Return the lines below exactly, from the first line to the line that contains "(0,0) rectangle (985,464);". Leave out pictures.

[Code that draws figures]
------------------------------------
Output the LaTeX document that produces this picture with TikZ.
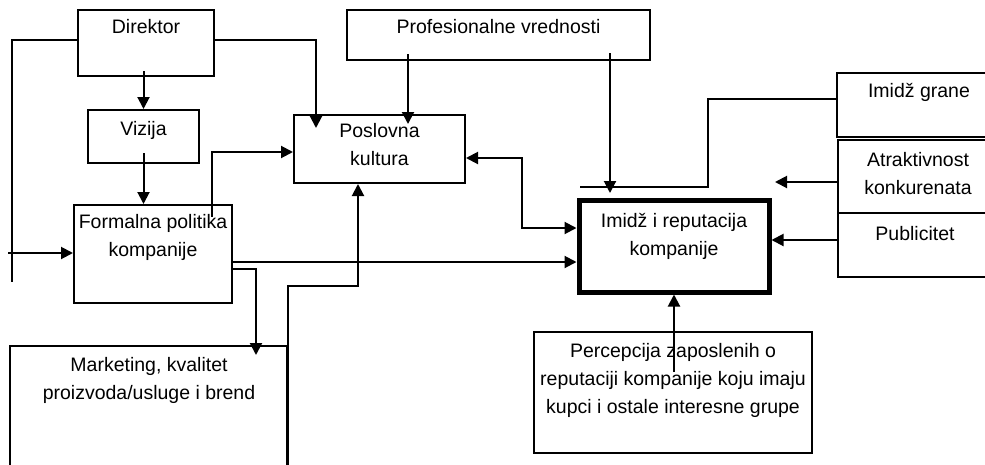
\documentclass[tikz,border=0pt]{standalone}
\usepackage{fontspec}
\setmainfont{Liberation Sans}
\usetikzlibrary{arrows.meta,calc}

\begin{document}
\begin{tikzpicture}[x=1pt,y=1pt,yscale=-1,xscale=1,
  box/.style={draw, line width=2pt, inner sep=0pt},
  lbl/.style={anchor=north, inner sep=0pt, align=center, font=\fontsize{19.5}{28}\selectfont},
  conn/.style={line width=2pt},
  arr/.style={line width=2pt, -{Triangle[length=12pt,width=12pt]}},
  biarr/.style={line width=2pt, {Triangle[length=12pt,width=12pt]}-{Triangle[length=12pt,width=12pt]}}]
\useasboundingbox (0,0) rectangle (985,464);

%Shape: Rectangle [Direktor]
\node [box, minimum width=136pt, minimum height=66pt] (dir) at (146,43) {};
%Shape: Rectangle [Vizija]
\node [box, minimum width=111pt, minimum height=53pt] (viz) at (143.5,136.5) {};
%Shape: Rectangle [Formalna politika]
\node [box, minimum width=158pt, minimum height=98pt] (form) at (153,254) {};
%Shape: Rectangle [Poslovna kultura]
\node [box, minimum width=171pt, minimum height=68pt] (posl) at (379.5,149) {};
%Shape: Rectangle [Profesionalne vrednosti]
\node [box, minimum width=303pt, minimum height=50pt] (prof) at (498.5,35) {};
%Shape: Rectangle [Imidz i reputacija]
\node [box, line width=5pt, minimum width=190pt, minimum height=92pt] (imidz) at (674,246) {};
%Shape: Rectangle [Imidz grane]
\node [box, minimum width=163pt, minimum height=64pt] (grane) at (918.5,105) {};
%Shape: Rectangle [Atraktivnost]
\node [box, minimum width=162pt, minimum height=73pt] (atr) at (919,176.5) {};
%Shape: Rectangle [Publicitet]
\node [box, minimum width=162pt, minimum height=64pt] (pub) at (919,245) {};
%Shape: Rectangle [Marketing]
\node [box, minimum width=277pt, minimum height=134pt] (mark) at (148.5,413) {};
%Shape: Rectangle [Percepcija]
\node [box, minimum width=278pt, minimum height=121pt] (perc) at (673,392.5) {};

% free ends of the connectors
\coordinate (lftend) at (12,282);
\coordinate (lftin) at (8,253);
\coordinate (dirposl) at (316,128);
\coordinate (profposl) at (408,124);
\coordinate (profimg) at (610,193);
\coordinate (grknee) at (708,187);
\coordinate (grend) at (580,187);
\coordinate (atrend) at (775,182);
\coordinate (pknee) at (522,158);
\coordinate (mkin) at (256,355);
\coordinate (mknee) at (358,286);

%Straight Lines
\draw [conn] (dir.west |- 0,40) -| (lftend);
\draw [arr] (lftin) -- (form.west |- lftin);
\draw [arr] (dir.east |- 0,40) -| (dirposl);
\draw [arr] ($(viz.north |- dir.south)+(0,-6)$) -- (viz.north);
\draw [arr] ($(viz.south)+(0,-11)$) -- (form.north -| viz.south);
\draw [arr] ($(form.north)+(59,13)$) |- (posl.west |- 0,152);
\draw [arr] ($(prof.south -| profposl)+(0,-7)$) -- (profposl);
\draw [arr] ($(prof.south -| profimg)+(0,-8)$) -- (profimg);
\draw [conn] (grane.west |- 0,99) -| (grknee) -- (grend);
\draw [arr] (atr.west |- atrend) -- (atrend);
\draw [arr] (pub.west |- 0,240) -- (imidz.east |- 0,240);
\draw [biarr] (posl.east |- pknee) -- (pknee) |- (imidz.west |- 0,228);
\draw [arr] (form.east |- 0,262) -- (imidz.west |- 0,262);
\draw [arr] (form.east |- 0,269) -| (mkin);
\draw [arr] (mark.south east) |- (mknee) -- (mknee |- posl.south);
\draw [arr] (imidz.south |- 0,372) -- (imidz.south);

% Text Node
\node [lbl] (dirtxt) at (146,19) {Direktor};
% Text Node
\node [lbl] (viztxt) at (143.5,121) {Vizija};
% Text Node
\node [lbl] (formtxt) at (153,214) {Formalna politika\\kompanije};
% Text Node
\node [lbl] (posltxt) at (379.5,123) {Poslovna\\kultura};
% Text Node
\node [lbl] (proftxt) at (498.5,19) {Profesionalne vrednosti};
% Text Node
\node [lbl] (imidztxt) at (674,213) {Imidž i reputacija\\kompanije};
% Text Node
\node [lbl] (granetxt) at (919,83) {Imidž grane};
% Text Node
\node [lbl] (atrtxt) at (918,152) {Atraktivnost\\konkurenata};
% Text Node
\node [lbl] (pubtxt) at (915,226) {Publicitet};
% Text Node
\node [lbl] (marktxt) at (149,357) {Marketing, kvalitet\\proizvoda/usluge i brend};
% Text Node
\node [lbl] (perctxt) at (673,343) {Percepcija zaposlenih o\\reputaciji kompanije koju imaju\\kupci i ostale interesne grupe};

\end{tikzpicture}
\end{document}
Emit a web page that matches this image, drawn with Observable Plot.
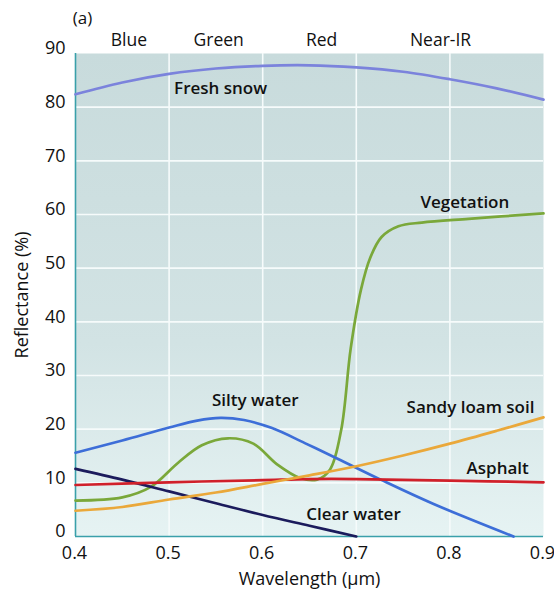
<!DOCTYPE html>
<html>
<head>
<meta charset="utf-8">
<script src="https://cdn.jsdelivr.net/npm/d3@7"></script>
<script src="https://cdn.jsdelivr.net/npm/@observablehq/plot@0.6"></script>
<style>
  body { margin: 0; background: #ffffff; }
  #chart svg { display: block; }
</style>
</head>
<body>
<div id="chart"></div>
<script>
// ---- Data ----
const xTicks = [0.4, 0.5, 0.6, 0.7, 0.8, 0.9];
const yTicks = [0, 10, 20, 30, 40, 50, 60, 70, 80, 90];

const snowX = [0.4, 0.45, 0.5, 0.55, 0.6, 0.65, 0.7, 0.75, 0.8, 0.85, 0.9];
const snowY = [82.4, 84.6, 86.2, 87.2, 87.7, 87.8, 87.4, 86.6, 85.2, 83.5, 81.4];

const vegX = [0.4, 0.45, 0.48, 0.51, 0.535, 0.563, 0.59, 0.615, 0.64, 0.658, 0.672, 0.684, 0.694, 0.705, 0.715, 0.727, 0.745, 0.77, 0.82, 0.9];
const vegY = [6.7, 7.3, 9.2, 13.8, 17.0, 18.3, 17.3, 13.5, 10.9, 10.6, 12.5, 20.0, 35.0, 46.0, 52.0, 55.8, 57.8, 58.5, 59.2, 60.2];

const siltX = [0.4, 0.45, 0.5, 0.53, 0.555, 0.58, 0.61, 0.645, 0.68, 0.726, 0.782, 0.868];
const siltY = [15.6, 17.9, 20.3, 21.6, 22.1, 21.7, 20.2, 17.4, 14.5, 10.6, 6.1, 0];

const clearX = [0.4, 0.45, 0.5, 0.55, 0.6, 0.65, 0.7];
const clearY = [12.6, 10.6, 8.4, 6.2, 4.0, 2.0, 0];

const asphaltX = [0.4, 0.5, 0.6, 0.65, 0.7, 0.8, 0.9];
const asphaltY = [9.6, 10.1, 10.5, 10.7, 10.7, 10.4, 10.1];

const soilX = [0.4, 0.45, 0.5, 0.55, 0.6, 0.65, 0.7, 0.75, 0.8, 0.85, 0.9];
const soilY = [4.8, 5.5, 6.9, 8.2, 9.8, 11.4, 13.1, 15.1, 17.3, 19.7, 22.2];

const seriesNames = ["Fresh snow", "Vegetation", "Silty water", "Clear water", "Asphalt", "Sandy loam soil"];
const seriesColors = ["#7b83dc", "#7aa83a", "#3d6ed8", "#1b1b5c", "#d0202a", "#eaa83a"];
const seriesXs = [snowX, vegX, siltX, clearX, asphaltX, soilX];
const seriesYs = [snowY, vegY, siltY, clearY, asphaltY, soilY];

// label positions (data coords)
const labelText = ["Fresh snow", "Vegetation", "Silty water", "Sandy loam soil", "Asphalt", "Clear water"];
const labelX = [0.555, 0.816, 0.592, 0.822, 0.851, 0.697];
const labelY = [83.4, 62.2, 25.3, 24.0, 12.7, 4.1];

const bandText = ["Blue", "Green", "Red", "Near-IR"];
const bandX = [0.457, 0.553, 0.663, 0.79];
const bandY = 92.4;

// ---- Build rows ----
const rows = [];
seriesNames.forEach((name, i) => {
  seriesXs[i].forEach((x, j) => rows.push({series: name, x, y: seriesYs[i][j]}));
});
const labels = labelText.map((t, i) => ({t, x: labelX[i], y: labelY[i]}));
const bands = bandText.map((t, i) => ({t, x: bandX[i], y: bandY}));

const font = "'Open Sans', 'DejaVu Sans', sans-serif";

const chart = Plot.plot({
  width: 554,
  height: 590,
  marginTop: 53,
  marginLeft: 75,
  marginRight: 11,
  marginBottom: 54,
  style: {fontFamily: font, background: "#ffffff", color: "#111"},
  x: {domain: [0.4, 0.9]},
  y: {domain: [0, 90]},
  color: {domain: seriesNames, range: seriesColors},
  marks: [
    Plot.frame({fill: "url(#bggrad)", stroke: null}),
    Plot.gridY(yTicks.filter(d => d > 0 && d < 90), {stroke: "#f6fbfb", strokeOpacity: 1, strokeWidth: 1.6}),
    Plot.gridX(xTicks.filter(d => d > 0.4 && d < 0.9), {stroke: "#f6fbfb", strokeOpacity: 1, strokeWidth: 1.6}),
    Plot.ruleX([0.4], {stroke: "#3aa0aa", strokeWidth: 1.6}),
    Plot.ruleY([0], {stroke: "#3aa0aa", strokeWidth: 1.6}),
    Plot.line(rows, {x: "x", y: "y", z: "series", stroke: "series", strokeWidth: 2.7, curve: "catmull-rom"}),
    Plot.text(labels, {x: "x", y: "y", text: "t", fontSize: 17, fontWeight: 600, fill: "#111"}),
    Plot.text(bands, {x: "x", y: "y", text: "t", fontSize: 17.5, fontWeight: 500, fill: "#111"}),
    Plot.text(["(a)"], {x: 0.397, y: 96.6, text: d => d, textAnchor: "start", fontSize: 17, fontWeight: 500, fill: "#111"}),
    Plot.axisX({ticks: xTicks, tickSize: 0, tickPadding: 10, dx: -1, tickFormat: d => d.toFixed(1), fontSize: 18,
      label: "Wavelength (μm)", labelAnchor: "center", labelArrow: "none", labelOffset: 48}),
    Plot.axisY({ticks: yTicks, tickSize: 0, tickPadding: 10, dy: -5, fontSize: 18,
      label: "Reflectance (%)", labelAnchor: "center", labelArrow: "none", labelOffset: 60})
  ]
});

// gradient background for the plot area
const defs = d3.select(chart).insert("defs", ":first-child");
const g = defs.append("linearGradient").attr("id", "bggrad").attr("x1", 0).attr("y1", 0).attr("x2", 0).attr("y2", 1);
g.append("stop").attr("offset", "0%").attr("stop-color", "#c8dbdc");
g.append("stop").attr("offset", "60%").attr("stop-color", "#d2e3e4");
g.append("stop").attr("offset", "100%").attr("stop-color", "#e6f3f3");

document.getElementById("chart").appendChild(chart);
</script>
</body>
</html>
------------------------------------
» **The result**:
Output the LaTeX document that produces this picture with TikZ.
\documentclass[tikz,border=0pt]{standalone}
\usepackage{fontspec}
\setmainfont{Liberation Sans}
\usetikzlibrary{arrows.meta,calc}

\begin{document}
\begin{tikzpicture}[x=1pt,y=1pt,yscale=-1,xscale=1,
  box/.style={draw, line width=2pt, inner sep=0pt},
  lbl/.style={anchor=north, inner sep=0pt, align=center, font=\fontsize{19.5}{28}\selectfont},
  conn/.style={line width=2pt},
  arr/.style={line width=2pt, -{Triangle[length=12pt,width=12pt]}},
  biarr/.style={line width=2pt, {Triangle[length=12pt,width=12pt]}-{Triangle[length=12pt,width=12pt]}}]
\useasboundingbox (0,0) rectangle (985,464);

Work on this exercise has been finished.